GYMNASTIZIERUNG
Da ein Pferd ursprünglich nicht geboren ist, um einen Reiter zu tragen sollte man es gymnastizieren.
Mit Gymnastizierung bezeichnet man alle Übungen, die ein Pferd schulen und trainieren um das Reitergewicht zu tragen. Das Pferd lernt dabei, die richtigen Muskeln einzusetzen, um auch mit einem Passagier im Rücken vernünftig "über den Rücken" laufen zu können. Hierzu eignen sich die gängigen Lektionen wie Arbeit an Stellung und Biegung, sowie alle Seitengänge, Tempi-, Gangartwechsel usw.
Ein weiterer Aspekt, der für die Gymnastizierung wichtig ist, ist die natürliche Schiefe.
Jedes Pferd ist von Natur aus "schief". Man kann die Schiefe wie die Rechts- und Linkshändigkeit eines Menschen verstehen. Hat das Pferd eine Rechtshändigkeit, tritt das linke Hinterbein außen am Schwerpunkt vorbei, wobei sich das Gewicht auf die rechte Schulter schiebt. Bei einer Linkshändigkeit ist es genau anders herum. Diese Disbalancen wirken sich auch auf die Hufe aus.
Es kann durch die verschobene Gewichtsverteilung zu verschieden großen Hufen kommen, da der Huf, der mehr trägt, breiter und flacher, der andere steiler und enger werden kann.
Man vermutet, dass die natürliche Schiefe durch die Lage im Mutterleib kommt.
Es gibt verschiedene Hypothesen, die die Vorteile der natürlichen Schiefe beim Wildpferd erklären, zum Beispiel besseres Erkennen von Angreifer und Fluchtweg, etc.
Die Natur "braucht" kein geradegerichtetes Pferd, der Reiter, der sein Pferd ein Leben lang arbeiten und belasten möchte, aber schon. Geradegerichtet zu sein ist wichtig für die Körpergesundheit des Pferdes, da durch das zusätzliche Reitergewicht sonst Verspannungen entstehen können und durch die ungleiche Lastverteilung durch die Schiefe Rücken – und Gelenkserkrankungen begünstigt werden.
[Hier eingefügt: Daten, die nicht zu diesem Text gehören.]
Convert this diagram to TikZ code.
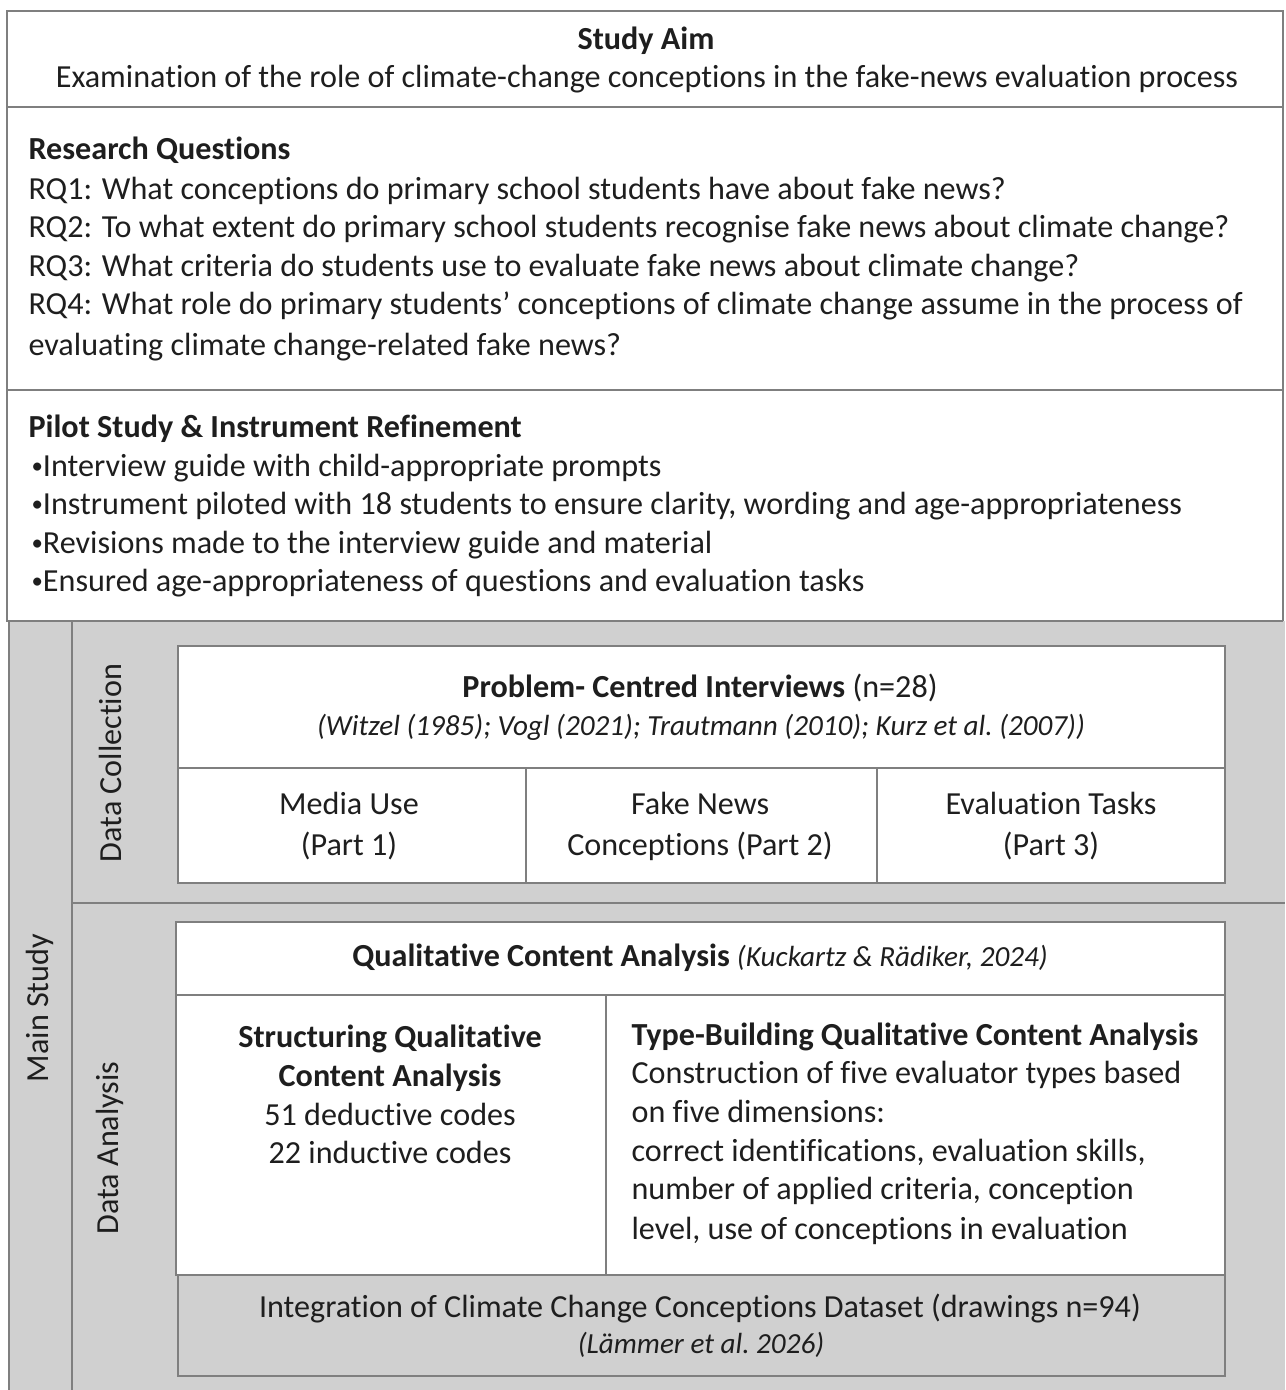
\documentclass[tikz,border=0pt]{standalone}
\usepackage{fontspec}
\setmainfont{Carlito}[Ligatures=CommonOff]
\definecolor{framegray}{HTML}{7F7F7F}
\definecolor{bandgray}{HTML}{D0D0D0}
\definecolor{inkgray}{HTML}{1E1E1E}
\newcommand{\pbullet}{{\fontsize{8}{9}\selectfont\raisebox{0.2ex}{\textbullet}}}
\newcommand{\refsize}{\fontsize{10.2}{12}\selectfont\itshape}
\tikzset{
    frame/.style={draw=framegray, line width=0.8pt},
    cell/.style={frame, fill=white},
    txt/.style={inner sep=0pt, anchor=base, text=inkgray, font=\fontsize{11.25}{13.5}\selectfont},
    ltxt/.style={txt, anchor=base west},
    side/.style={inner sep=0pt, rotate=90, text=inkgray, font=\fontsize{11.25}{13.5}\selectfont},
}
\begin{document}
\begin{tikzpicture}[x=0.35pt, y=-0.35pt]
        % \draw[help lines, step=50] (0,0) grid (1285,1390);
        \useasboundingbox (0,0) rectangle (1285,1390);

        % upper boxes
        \draw[frame] (7,11) rectangle (1283,107);
        \draw[frame] (7,107) rectangle (1283,390);
        \draw[frame] (7,390) rectangle (1283,621);

        \node[txt] (aimhead) at (646,50) {\textbf{Study Aim}};
        \node[txt] (aimtext) at (647,88) {Examination of the role of climate-change conceptions in the fake-news evaluation process};

        \node[ltxt] (rqhead) at (28,160) {\textbf{Research Questions}};
        \node[ltxt] (rq1) at (28,199) {RQ1: What conceptions do primary school students have about fake news?};
        \node[ltxt] (rq2) at (28,237) {RQ2: To what extent do primary school students recognise fake news about climate change?};
        \node[ltxt] (rq3) at (28,276) {RQ3: What criteria do students use to evaluate fake news about climate change?};
        \node[ltxt] (rq4) at (28,314) {RQ4: What role do primary students' conceptions of climate change assume in the process of};
        \node[ltxt] (rq4b) at (28,355) {evaluating climate change-related fake news?};

        \node[ltxt] (pilothead) at (28,437) {\textbf{Pilot Study \& Instrument Refinement}};
        \node[ltxt] (pilot1) at (31,476) {\pbullet Interview guide with child-appropriate prompts};
        \node[ltxt] (pilot2) at (31,514) {\pbullet Instrument piloted with 18 students to ensure clarity, wording and age-appropriateness};
        \node[ltxt] (pilot3) at (31,553) {\pbullet Revisions made to the interview guide and material};
        \node[ltxt] (pilot4) at (31,591) {\pbullet Ensured age-appropriateness of questions and evaluation tasks};

        % main study band
        \fill[bandgray] (9,621) rectangle (1285,1390);
        \draw[frame] (9,621) -- (9,1390);
        \draw[frame] (72,621) -- (72,1390);
        \draw[frame] (72,903) -- (1285,903);
        \draw[frame] (9,621) -- (1283,621);

        \node[side] (mainstudy) at (40,1008) {Main Study};
        \node[side] (collect) at (110,763) {Data Collection};
        \node[side] (analyse) at (110,1148) {Data Analysis};

        % data collection
        \draw[cell] (178,646) rectangle (1225,883);
        \draw[frame] (178,768) -- (1225,768);
        \draw[frame] (526,768) -- (526,883);
        \draw[frame] (877,768) -- (877,883);

        \node[txt] (pcihead) at (700,697) {\textbf{Problem- Centred Interviews} (n=28)};
        \node[txt] (pciref) at (701,735) {\refsize (Witzel (1985); Vogl (2021); Trautmann (2010); Kurz et al.\ (2007))};
        \node[txt] (part1a) at (349,814) {Media Use};
        \node[txt] (part1b) at (349,855) {(Part 1)};
        \node[txt] (part2a) at (700,814) {Fake News};
        \node[txt] (part2b) at (700,855) {Conceptions (Part 2)};
        \node[txt] (part3a) at (1051,814) {Evaluation Tasks};
        \node[txt] (part3b) at (1051,855) {(Part 3)};

        % data analysis
        \draw[cell] (176,922) rectangle (1225,1275);
        \draw[frame] (176,995) -- (1225,995);
        \draw[frame] (606,995) -- (606,1275);
        \draw[frame] (178,1275) rectangle (1225,1376);

        \node[txt] (qcahead) at (700,966) {\textbf{Qualitative Content Analysis} {\refsize (Kuckartz \& Rädiker, 2024)}};
        \node[txt] (sqca1) at (390,1047) {\textbf{Structuring Qualitative}};
        \node[txt] (sqca2) at (390,1086) {\textbf{Content Analysis}};
        \node[txt] (sqca3) at (390,1125) {51 deductive codes};
        \node[txt] (sqca4) at (390,1163) {22 inductive codes};

        \node[ltxt] (tqca1) at (631,1045) {\textbf{Type-Building Qualitative Content Analysis}};
        \node[ltxt] (tqca2) at (631,1083) {Construction of five evaluator types based};
        \node[ltxt] (tqca3) at (631,1122) {on five dimensions:};
        \node[ltxt] (tqca4) at (631,1161) {correct identifications, evaluation skills,};
        \node[ltxt] (tqca5) at (631,1199) {number of applied criteria, conception};
        \node[ltxt] (tqca6) at (631,1239) {level, use of conceptions in evaluation};

        \node[txt] (integ1) at (700,1317) {Integration of Climate Change Conceptions Dataset (drawings n=94)};
        \node[txt] (integ2) at (701,1353) {\refsize (Lämmer et al.\ 2026)};
\end{tikzpicture}
\end{document}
Ziel jeder Gymnastizierung sollte das Geraderichten des Pferdes sein. Es geht darum, das Pferd so zu schulen, dass es spurig läuft und beide Hinterbeine gleichmäßig das Gewicht tragen. Zudem wird das Gewicht von der Schulter der händigen Seite genommen. Hierbei ist es wichtig, Hinterhand und Vorhand in Einklang zu bringen. Das innere Hinterbein sollte immer die äußere Schulter unterstützen und "leichter" machen. Es eignen sich die Arbeit an Stellung, Biegung und Seitengängen zunächts vom Boden aus zu erarbeiten, um das Pferd schonend auf das zukünftige Reitergewicht vorzubereiten. Auch Pferde und Ponys, die nicht geritten werden können, können durch Handarbeit gefördert und gymnastiziert werden.
Bei der Gymnastizierung ist ein weiterer Aspekt zu berücksichtigen: die Dehnung der konkaven (hohlen) Seite.
Angenommen, das Pferd ist nach links schief, dann fusst sein linkes Hinterbein nach außen am Schwerpunkt vorbei, und das Gewicht fällt vermehrt auf die rechte Schulter. Betrachtet man den Rücken eines solchen Pferdes von oben, so sieht man dass die Muskulatur der linken Seite verkürzt ist. Die Arbeit auf der linken Hand, bzw. nach links gestellt oder gebogen, wird diesem Pferd leichter fallen, da es hier die verkürzte Muskulatur auf der konkaven Seite trägt. Ist die verkürzte Muskulatur jedoch auf der äußeren Seite wird es dem Pferd schwerer fallen diese Seite zu dehnen. Gerade deshalb sollte man behutsam vorgehen und diese Seite sanft und in kleinen Schritten konsequent dehnen.
Zirkuslektionen können ebenfalls dafür geeignet sein, ein Pferd zu gymnastizieren, einzelne Muskelgruppen zu trainieren und zu dehnen. Zusätzlich ist es eine schöne Abwechslung für das Tier und kann sich positiv auf das partnerschaftliche Verhältnis zwischen Mensch und Pferd auswirken.
Man sollte berücksichtigen, dass es in der Natur des Pferdes liegt, sich täglich über viele Kilometer zu bewegen. Ein Ausritt im Gelände bietet Abwechslung und Spaß, nicht nur für das Pferd sondern auch für den Reiter. Es stärkt die Psyche, Lunge, Sehnen, Muskeln und Gelenke.